April is National Poetry Month, and Julie Fogliano’s When Green Becomes Tomatoes: Poems for All Seasons, with pictures by Julie Morstad, is a book of poems that makes you stop and read each one twice. They are joyful, childlike, and reflect the agonizing wait for sunshine to appear after a long winter.
Each poem is marked with a date.
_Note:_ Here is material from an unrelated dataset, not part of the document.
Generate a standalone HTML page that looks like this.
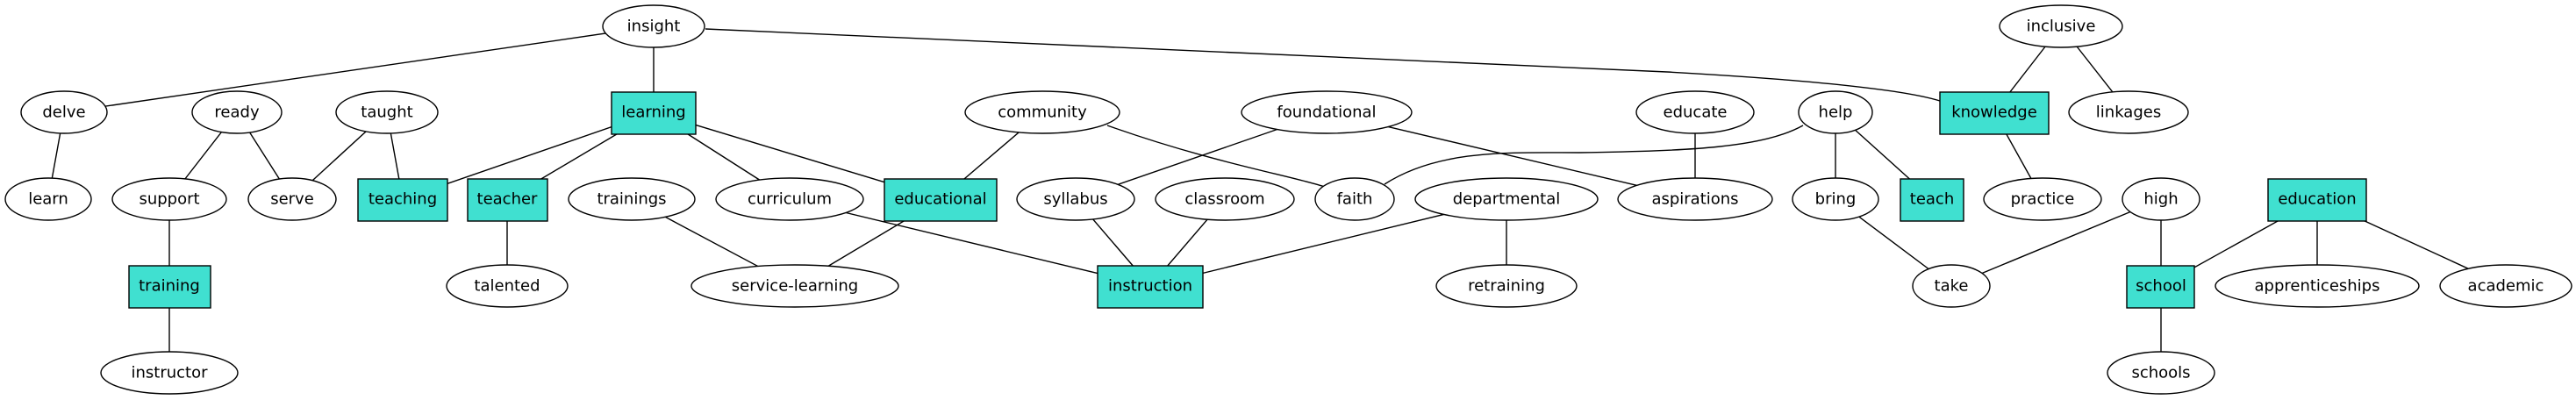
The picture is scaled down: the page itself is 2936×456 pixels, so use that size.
<!DOCTYPE html>
<html><head><meta charset="utf-8"><style>
html,body{margin:0;padding:0;background:#fff;}
svg{display:block}
text{font-family:"DejaVu Sans","Liberation Sans",sans-serif;font-size:18px;text-anchor:middle;dominant-baseline:central;fill:#000}
</style></head><body>
<svg width="2936" height="456" viewBox="0 0 2936 456" xmlns="http://www.w3.org/2000/svg">
<g stroke="#000" stroke-width="1.4" fill="none">
<line x1="745" y1="30" x2="73" y2="128"/>
<line x1="745" y1="30" x2="745" y2="128"/>
<path d="M804,33 L1900,82 Q2150,96 2211,115"/>
<line x1="73" y1="128" x2="55" y2="227"/>
<line x1="270" y1="128" x2="193" y2="227"/>
<line x1="270" y1="128" x2="333" y2="227"/>
<line x1="441" y1="128" x2="333" y2="227"/>
<line x1="441" y1="128" x2="459" y2="227"/>
<line x1="745" y1="128" x2="459" y2="227"/>
<line x1="745" y1="128" x2="578" y2="227"/>
<line x1="745" y1="128" x2="900" y2="227"/>
<line x1="745" y1="128" x2="1072" y2="227"/>
<line x1="193" y1="227" x2="193" y2="326"/>
<line x1="193" y1="326" x2="193" y2="425"/>
<line x1="578" y1="227" x2="578" y2="326"/>
<line x1="720" y1="227" x2="906" y2="326"/>
<line x1="900" y1="227" x2="1311" y2="326"/>
<line x1="1072" y1="227" x2="906" y2="326"/>
<line x1="1188" y1="128" x2="1072" y2="227"/>
<path d="M1262,143 C1380,185 1470,200 1510,213"/>
<line x1="1512" y1="128" x2="1226" y2="227"/>
<line x1="1512" y1="128" x2="1932" y2="227"/>
<line x1="1932" y1="128" x2="1932" y2="227"/>
<path d="M1578,210 C1640,170 1720,174 1800,174 C1930,172 2010,168 2055,143"/>
<line x1="2092" y1="128" x2="2092" y2="227"/>
<line x1="2092" y1="128" x2="2202" y2="227"/>
<line x1="1226" y1="227" x2="1311" y2="326"/>
<line x1="1396" y1="227" x2="1311" y2="326"/>
<line x1="1717" y1="227" x2="1311" y2="326"/>
<line x1="1717" y1="227" x2="1717" y2="326"/>
<line x1="2349" y1="30" x2="2273" y2="128"/>
<line x1="2349" y1="30" x2="2426" y2="128"/>
<line x1="2273" y1="128" x2="2328" y2="227"/>
<line x1="2092" y1="227" x2="2224" y2="326"/>
<line x1="2463" y1="227" x2="2224" y2="326"/>
<line x1="2463" y1="227" x2="2463" y2="326"/>
<line x1="2641" y1="227" x2="2463" y2="326"/>
<line x1="2641" y1="227" x2="2641" y2="326"/>
<line x1="2641" y1="227" x2="2856" y2="326"/>
<line x1="2463" y1="326" x2="2463" y2="425"/>
</g>
<g stroke="#000" stroke-width="1.4" fill="#fff">
<ellipse cx="745" cy="30" rx="58" ry="24"/>
<ellipse cx="73" cy="128" rx="49" ry="24"/>
<ellipse cx="270" cy="128" rx="51" ry="24"/>
<ellipse cx="441" cy="128" rx="58" ry="24"/>
<ellipse cx="55" cy="227" rx="49" ry="24"/>
<ellipse cx="193" cy="227" rx="65" ry="24"/>
<ellipse cx="333" cy="227" rx="50" ry="24"/>
<ellipse cx="720" cy="227" rx="72" ry="24"/>
<ellipse cx="900" cy="227" rx="84" ry="24"/>
<ellipse cx="578" cy="326" rx="69" ry="24"/>
<ellipse cx="906" cy="326" rx="118" ry="24"/>
<ellipse cx="193" cy="425" rx="78" ry="24"/>
<ellipse cx="1188" cy="128" rx="88" ry="24"/>
<ellipse cx="1512" cy="128" rx="97" ry="24"/>
<ellipse cx="1932" cy="128" rx="67" ry="24"/>
<ellipse cx="1226" cy="227" rx="67" ry="24"/>
<ellipse cx="1396" cy="227" rx="79" ry="24"/>
<ellipse cx="1544" cy="227" rx="45" ry="24"/>
<ellipse cx="1717" cy="227" rx="104" ry="24"/>
<ellipse cx="1932" cy="227" rx="88" ry="24"/>
<ellipse cx="1717" cy="326" rx="80" ry="24"/>
<ellipse cx="2349" cy="30" rx="70" ry="24"/>
<ellipse cx="2092" cy="128" rx="42" ry="24"/>
<ellipse cx="2426" cy="128" rx="68" ry="24"/>
<ellipse cx="2092" cy="227" rx="49" ry="24"/>
<ellipse cx="2328" cy="227" rx="67" ry="24"/>
<ellipse cx="2463" cy="227" rx="44" ry="24"/>
<ellipse cx="2224" cy="326" rx="44" ry="24"/>
<ellipse cx="2641" cy="326" rx="116" ry="24"/>
<ellipse cx="2856" cy="326" rx="75" ry="24"/>
<ellipse cx="2463" cy="425" rx="61" ry="24"/>
</g>
<g stroke="#000" stroke-width="1.4" fill="#40e0d0">
<rect x="697" y="105" width="96" height="48"/>
<rect x="408" y="204" width="102" height="48"/>
<rect x="533" y="204" width="91" height="48"/>
<rect x="147" y="303" width="93" height="48"/>
<rect x="1008" y="204" width="128" height="48"/>
<rect x="1251" y="303" width="120" height="48"/>
<rect x="2211" y="105" width="124" height="48"/>
<rect x="2166" y="204" width="72" height="48"/>
<rect x="2585" y="204" width="112" height="48"/>
<rect x="2424" y="303" width="77" height="48"/>
</g>
<g>
<text x="745" y="30">insight</text>
<text x="73" y="128">delve</text>
<text x="270" y="128">ready</text>
<text x="441" y="128">taught</text>
<text x="745" y="128">learning</text>
<text x="55" y="227">learn</text>
<text x="193" y="227">support</text>
<text x="333" y="227">serve</text>
<text x="459" y="227">teaching</text>
<text x="578" y="227">teacher</text>
<text x="720" y="227">trainings</text>
<text x="900" y="227">curriculum</text>
<text x="193" y="326">training</text>
<text x="578" y="326">talented</text>
<text x="906" y="326">service-learning</text>
<text x="193" y="425">instructor</text>
<text x="1188" y="128">community</text>
<text x="1512" y="128">foundational</text>
<text x="1932" y="128">educate</text>
<text x="1072" y="227">educational</text>
<text x="1226" y="227">syllabus</text>
<text x="1396" y="227">classroom</text>
<text x="1544" y="227">faith</text>
<text x="1717" y="227">departmental</text>
<text x="1932" y="227">aspirations</text>
<text x="1311" y="326">instruction</text>
<text x="1717" y="326">retraining</text>
<text x="2349" y="30">inclusive</text>
<text x="2092" y="128">help</text>
<text x="2273" y="128">knowledge</text>
<text x="2426" y="128">linkages</text>
<text x="2092" y="227">bring</text>
<text x="2202" y="227">teach</text>
<text x="2328" y="227">practice</text>
<text x="2463" y="227">high</text>
<text x="2641" y="227">education</text>
<text x="2224" y="326">take</text>
<text x="2463" y="326">school</text>
<text x="2641" y="326">apprenticeships</text>
<text x="2856" y="326">academic</text>
<text x="2463" y="425">schools</text>
</g>
</svg>
</body></html>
For instance, the poem for April 3 is an accurate depiction of a gray day after heavy rain.
the sky was too busy sulking to rain
and the sun was exhausted from trying
to wear their sadness
on the outside
and even the birds
and all their singing
inside of all that gray.
When Green Becomes Tomatoes starts and ends with the same poem on March 20 in the collection of poems categorized as “Spring.” Spring showers and daffodils gives way to “Summer,” a collection of poems focused on swimming in cool water, fireflies, and tomatoes on the vine. “Fall” is filled with leaves falling, pumpkins, and the first hints of winter. "Winter" arrives in a blanket of white with cozy poems, only to turn into spring again.
Morstad’s illustrations are so gorgeous that they would not look out of place framed on a wall. In a style that is similar to Gyo Fujikawa and Edward Gorey, Morstad’s illustrations are poetry themselves and bring Fogliano’s poems and the seasons to life.
Enjoy National Poetry Month by selecting a poem to read from When Green Becomes Tomatoes, where there is a poem for every season.